For instance, let’s say I am writing an essay about different word processing technologies, and I want to make the point that I am using Microsoft Word to write this essay. If I tried to avoid first-person pronouns, my sentence might read: “Right now, this essay is being written in Microsoft Word.” While this sentence is not wrong, it is what we call passive—the subject of the sentence is being acted upon because there is no one performing the action. To most people, this sentence sounds better: “Right now, I am writing this essay in Microsoft Word.” Do you see the difference? In this case, using first person makes your writing clearer.
- Stating your position in relation to others: Sometimes, especially in an argumentative essay, it is necessary to state your opinion on the topic. Readers want to know where you stand, and it is sometimes helpful to assert yourself by putting your own opinions into the essay. You can imagine the passive sentences (see above) that might occur if you try to state your argument without using the word “I.” The key here is to use first person sparingly.
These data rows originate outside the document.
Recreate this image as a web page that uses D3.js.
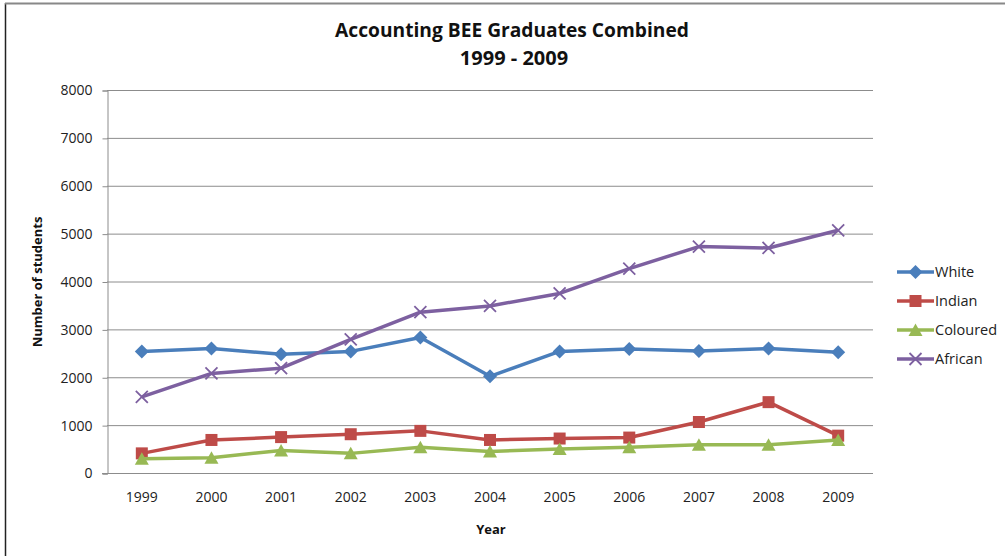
<!DOCTYPE html>
<html>
<head>
<meta charset="utf-8">
<script src="https://cdn.jsdelivr.net/npm/d3@7/dist/d3.min.js"></script>
<style>
  html, body { margin: 0; padding: 0; background: #fff; }
  svg { display: block; font-family: "Open Sans", "Liberation Sans", sans-serif; }
</style>
</head>
<body>
<svg id="chart" width="1005" height="556"></svg>
<script>
// Graduates per year, by population group
const years = ["1999","2000","2001","2002","2003","2004","2005","2006","2007","2008","2009"];
const white    = [2540, 2600, 2480, 2540, 2830, 2020, 2540, 2590, 2550, 2600, 2520];
const indian   = [410, 690, 750, 810, 880, 690, 720, 740, 1065, 1480, 780];
const coloured = [300, 320, 470, 410, 540, 450, 500, 540, 590, 590, 690];
const african  = [1590, 2080, 2190, 2790, 3360, 3490, 3750, 4270, 4730, 4700, 5070];
const yTicks = [0, 1000, 2000, 3000, 4000, 5000, 6000, 7000, 8000];
const seriesNames = ["White", "Indian", "Coloured", "African"];
const seriesColors = ["#4a7ebb", "#be4b48", "#98b954", "#7d60a0"];
const seriesShapes = ["diamond", "square", "triangle", "cross"];

const series = [white, indian, coloured, african].map((vals, i) => ({
  name: seriesNames[i], color: seriesColors[i], shape: seriesShapes[i],
  values: vals.map((v, j) => ({ year: years[j], value: v }))
}));

const svg = d3.select("#chart");
const plotLeft = 107, plotRight = 873, plotTop = 90, plotBottom = 473;

// outer frame
svg.append("line").attr("x1", 5.5).attr("x2", 5.5).attr("y1", 3).attr("y2", 556)
  .attr("stroke", "#222").attr("stroke-width", 1.5);
svg.append("line").attr("x1", 5).attr("x2", 1005).attr("y1", 3.5).attr("y2", 3.5)
  .attr("stroke", "#888").attr("stroke-width", 2);

const x = d3.scaleBand().domain(years).range([plotLeft, plotRight]);
const y = d3.scaleLinear().domain([0, 8000]).range([plotBottom, plotTop]);

// gridlines
svg.append("g").selectAll("line").data(yTicks.filter(t => t > 0)).join("line")
  .attr("x1", plotLeft).attr("x2", plotRight)
  .attr("y1", d => y(d) + 0.5).attr("y2", d => y(d) + 0.5)
  .attr("stroke", "#8c8c8c").attr("stroke-width", 1);

// y axis
const yAxis = svg.append("g").attr("transform", `translate(${plotLeft + 0.5},0.5)`)
  .call(d3.axisLeft(y).tickValues(yTicks).tickSize(5).tickPadding(10).tickFormat(d3.format("d")));
yAxis.select(".domain").attr("stroke", "#8c8c8c");
yAxis.selectAll(".tick line").attr("stroke", "#8c8c8c");
yAxis.selectAll("text").attr("font-size", 14).attr("fill", "#222")
  .attr("font-family", "'Open Sans', sans-serif");

// x axis
const xAxis = svg.append("g").attr("transform", `translate(0,${plotBottom + 0.5})`)
  .call(d3.axisBottom(x).tickSize(0).tickPadding(19));
xAxis.select(".domain").attr("stroke", "#8c8c8c").attr("d", `M${plotLeft - 5},0H${plotRight}`);
xAxis.selectAll("text").attr("font-size", 14).attr("fill", "#222")
  .attr("font-family", "'Open Sans', sans-serif");

const cx = d => x(d.year) + x.bandwidth() / 2;

function drawMarker(g, shape, color) {
  if (shape === "diamond") {
    g.append("path").attr("d", "M0,-7L7,0L0,7L-7,0Z").attr("fill", color);
  } else if (shape === "square") {
    g.append("rect").attr("x", -6).attr("y", -6).attr("width", 12).attr("height", 12).attr("fill", color);
  } else if (shape === "triangle") {
    g.append("path").attr("d", "M0,-6.5L7,6L-7,6Z").attr("fill", color);
  } else {
    g.append("path").attr("d", "M-6,-6L6,6M-6,6L6,-6").attr("stroke", color).attr("stroke-width", 1.8);
  }
}

const line = d3.line().x(cx).y(d => y(d.value));

// lines and markers
series.forEach(s => {
  const g = svg.append("g");
  g.append("path").datum(s.values).attr("d", line)
    .attr("fill", "none").attr("stroke", s.color).attr("stroke-width", 3.5)
    .attr("stroke-linejoin", "round");
  g.selectAll("g").data(s.values).join("g")
    .attr("transform", d => `translate(${cx(d)},${y(d.value)})`)
    .each(function() { drawMarker(d3.select(this), s.shape, s.color); });
});

// legend
const legend = svg.append("g").attr("transform", "translate(897,272)");
series.forEach((s, i) => {
  const g = legend.append("g").attr("transform", `translate(0,${i * 29})`);
  g.append("line").attr("x1", 0).attr("x2", 37).attr("y1", 0).attr("y2", 0)
    .attr("stroke", s.color).attr("stroke-width", 3.5);
  const m = g.append("g").attr("transform", "translate(18.5,0)");
  drawMarker(m, s.shape, s.color);
  g.append("text").attr("x", 38).attr("y", 0).attr("dy", "0.35em")
    .attr("font-size", 14.5).attr("fill", "#222").text(s.name);
});

// titles
svg.append("text").attr("x", 512).attr("y", 37).attr("text-anchor", "middle")
  .attr("font-size", 19.2).attr("font-weight", "bold").attr("fill", "#111")
  .text("Accounting BEE Graduates Combined");
svg.append("text").attr("x", 514).attr("y", 65).attr("text-anchor", "middle")
  .attr("font-size", 20).attr("font-weight", "bold").attr("fill", "#111")
  .text("1999 - 2009");

svg.append("text").attr("x", 491).attr("y", 534).attr("text-anchor", "middle")
  .attr("font-size", 13).attr("font-weight", "bold").attr("fill", "#111").text("Year");
svg.append("text").attr("transform", "translate(42,282) rotate(-90)").attr("text-anchor", "middle")
  .attr("font-size", 13).attr("font-weight", "bold").attr("fill", "#111").text("Number of students");
</script>
</body>
</html>
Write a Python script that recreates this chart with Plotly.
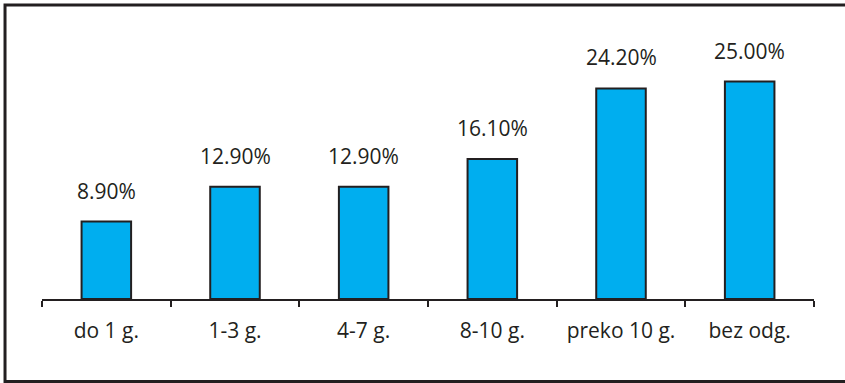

Use personal pronouns enough to get your point across clearly without inundating your readers with this language.
Now, the above list is certainly not exhaustive. The best thing to do is to use your good judgment, and you can always check with your instructor if you are unsure of his or her perspective on the issue. Ultimately, if you feel that using first person has a purpose or will have a strategic effect on your audience, then it is probably fine to use first-person pronouns. Just be sure not to overuse this language, at the risk of sounding narcissistic, self-centered, or unaware of others’ opinions on a topic.